### DIRECTIVE
Without including any pictures, copy each entry below exactly.

### DATASET
________________________

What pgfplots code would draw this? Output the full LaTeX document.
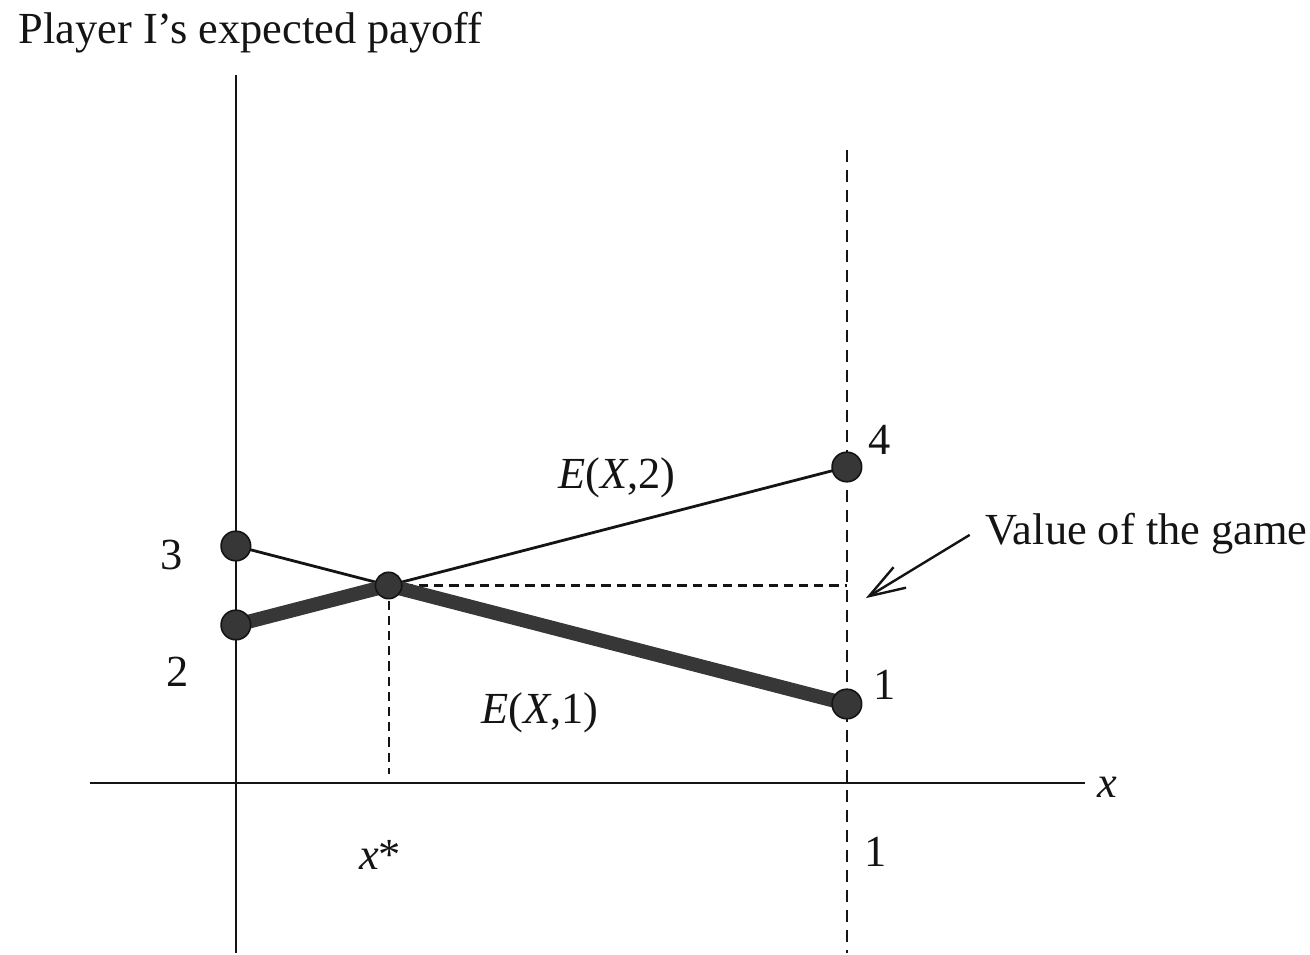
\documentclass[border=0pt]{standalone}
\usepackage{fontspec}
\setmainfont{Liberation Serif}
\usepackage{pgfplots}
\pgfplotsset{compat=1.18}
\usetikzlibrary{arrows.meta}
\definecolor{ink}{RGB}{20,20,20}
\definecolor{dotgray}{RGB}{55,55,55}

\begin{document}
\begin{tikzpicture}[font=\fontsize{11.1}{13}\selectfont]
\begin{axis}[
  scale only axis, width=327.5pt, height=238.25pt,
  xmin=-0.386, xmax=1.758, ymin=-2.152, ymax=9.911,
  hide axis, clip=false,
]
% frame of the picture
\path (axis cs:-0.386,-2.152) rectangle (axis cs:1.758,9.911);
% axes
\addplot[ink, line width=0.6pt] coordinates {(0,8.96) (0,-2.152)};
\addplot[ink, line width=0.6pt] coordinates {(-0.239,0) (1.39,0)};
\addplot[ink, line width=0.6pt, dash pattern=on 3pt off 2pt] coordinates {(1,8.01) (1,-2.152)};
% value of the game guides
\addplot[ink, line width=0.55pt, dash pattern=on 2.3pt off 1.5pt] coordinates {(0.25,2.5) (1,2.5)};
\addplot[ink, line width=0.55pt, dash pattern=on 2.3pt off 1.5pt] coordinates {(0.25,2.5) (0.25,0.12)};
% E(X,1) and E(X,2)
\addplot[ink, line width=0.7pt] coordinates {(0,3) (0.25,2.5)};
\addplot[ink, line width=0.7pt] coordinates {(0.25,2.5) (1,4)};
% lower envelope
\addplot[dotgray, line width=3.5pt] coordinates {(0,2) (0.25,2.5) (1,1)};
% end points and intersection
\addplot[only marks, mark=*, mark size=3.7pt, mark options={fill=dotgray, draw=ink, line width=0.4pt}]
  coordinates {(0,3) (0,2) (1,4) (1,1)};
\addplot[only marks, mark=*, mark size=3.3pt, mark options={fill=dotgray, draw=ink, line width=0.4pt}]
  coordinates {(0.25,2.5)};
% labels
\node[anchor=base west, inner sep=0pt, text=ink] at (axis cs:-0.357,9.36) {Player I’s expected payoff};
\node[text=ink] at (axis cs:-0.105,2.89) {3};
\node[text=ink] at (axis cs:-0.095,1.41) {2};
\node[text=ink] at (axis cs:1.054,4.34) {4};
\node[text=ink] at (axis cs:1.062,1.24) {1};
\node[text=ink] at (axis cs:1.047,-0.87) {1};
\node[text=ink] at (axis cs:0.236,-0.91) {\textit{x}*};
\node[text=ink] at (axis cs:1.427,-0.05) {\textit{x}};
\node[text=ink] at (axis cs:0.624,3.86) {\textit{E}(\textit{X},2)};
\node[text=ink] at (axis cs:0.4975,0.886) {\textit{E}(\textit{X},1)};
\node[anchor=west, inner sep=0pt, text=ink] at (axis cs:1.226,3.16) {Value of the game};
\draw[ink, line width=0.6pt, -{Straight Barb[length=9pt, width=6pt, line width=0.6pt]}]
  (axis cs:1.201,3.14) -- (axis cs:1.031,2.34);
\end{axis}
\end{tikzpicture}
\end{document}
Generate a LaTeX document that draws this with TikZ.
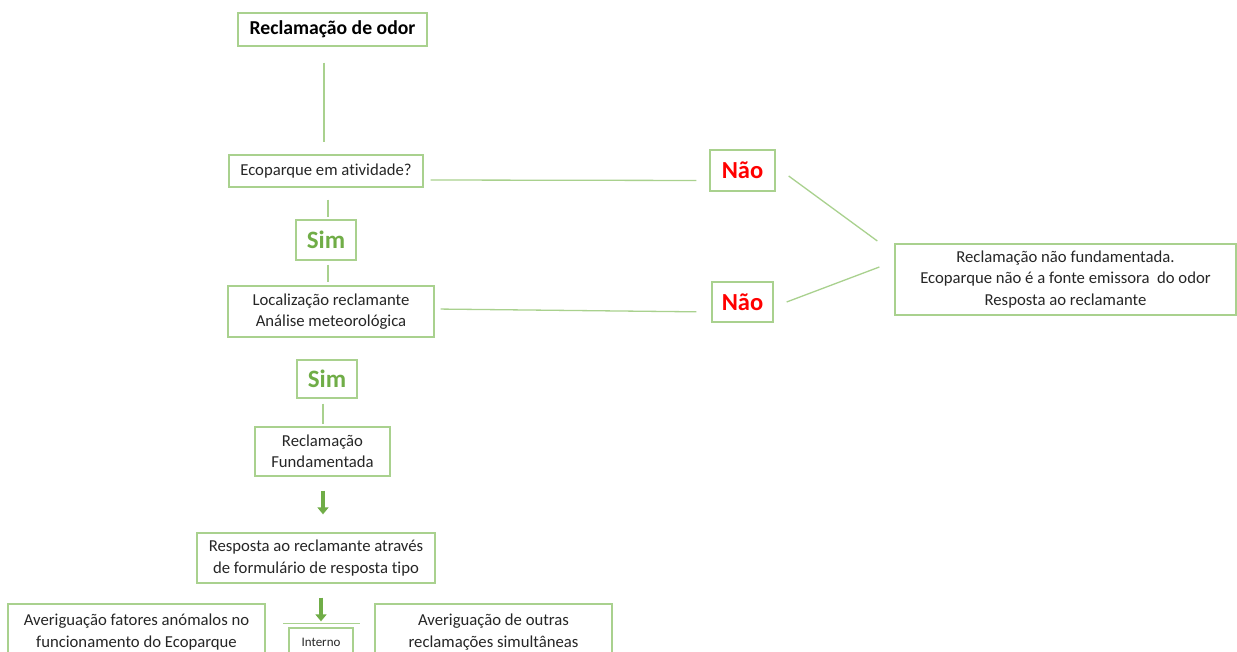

________________________

### CORRECT RESPONSE
What pgfplots code would draw this? Output the full LaTeX document.
\documentclass[border=0pt]{standalone}
\usepackage{fontspec}
\setmainfont{Liberation Serif}
\usepackage{pgfplots}
\pgfplotsset{compat=1.18}
\usetikzlibrary{arrows.meta}
\definecolor{ink}{RGB}{20,20,20}
\definecolor{dotgray}{RGB}{55,55,55}

\begin{document}
\begin{tikzpicture}[font=\fontsize{11.1}{13}\selectfont]
\begin{axis}[
  scale only axis, width=327.5pt, height=238.25pt,
  xmin=-0.386, xmax=1.758, ymin=-2.152, ymax=9.911,
  hide axis, clip=false,
]
% frame of the picture
\path (axis cs:-0.386,-2.152) rectangle (axis cs:1.758,9.911);
% axes
\addplot[ink, line width=0.6pt] coordinates {(0,8.96) (0,-2.152)};
\addplot[ink, line width=0.6pt] coordinates {(-0.239,0) (1.39,0)};
\addplot[ink, line width=0.6pt, dash pattern=on 3pt off 2pt] coordinates {(1,8.01) (1,-2.152)};
% value of the game guides
\addplot[ink, line width=0.55pt, dash pattern=on 2.3pt off 1.5pt] coordinates {(0.25,2.5) (1,2.5)};
\addplot[ink, line width=0.55pt, dash pattern=on 2.3pt off 1.5pt] coordinates {(0.25,2.5) (0.25,0.12)};
% E(X,1) and E(X,2)
\addplot[ink, line width=0.7pt] coordinates {(0,3) (0.25,2.5)};
\addplot[ink, line width=0.7pt] coordinates {(0.25,2.5) (1,4)};
% lower envelope
\addplot[dotgray, line width=3.5pt] coordinates {(0,2) (0.25,2.5) (1,1)};
% end points and intersection
\addplot[only marks, mark=*, mark size=3.7pt, mark options={fill=dotgray, draw=ink, line width=0.4pt}]
  coordinates {(0,3) (0,2) (1,4) (1,1)};
\addplot[only marks, mark=*, mark size=3.3pt, mark options={fill=dotgray, draw=ink, line width=0.4pt}]
  coordinates {(0.25,2.5)};
% labels
\node[anchor=base west, inner sep=0pt, text=ink] at (axis cs:-0.357,9.36) {Player I’s expected payoff};
\node[text=ink] at (axis cs:-0.105,2.89) {3};
\node[text=ink] at (axis cs:-0.095,1.41) {2};
\node[text=ink] at (axis cs:1.054,4.34) {4};
\node[text=ink] at (axis cs:1.062,1.24) {1};
\node[text=ink] at (axis cs:1.047,-0.87) {1};
\node[text=ink] at (axis cs:0.236,-0.91) {\textit{x}*};
\node[text=ink] at (axis cs:1.427,-0.05) {\textit{x}};
\node[text=ink] at (axis cs:0.624,3.86) {\textit{E}(\textit{X},2)};
\node[text=ink] at (axis cs:0.4975,0.886) {\textit{E}(\textit{X},1)};
\node[anchor=west, inner sep=0pt, text=ink] at (axis cs:1.226,3.16) {Value of the game};
\draw[ink, line width=0.6pt, -{Straight Barb[length=9pt, width=6pt, line width=0.6pt]}]
  (axis cs:1.201,3.14) -- (axis cs:1.031,2.34);
\end{axis}
\end{tikzpicture}
\end{document}
Generate a LaTeX document that draws this with TikZ.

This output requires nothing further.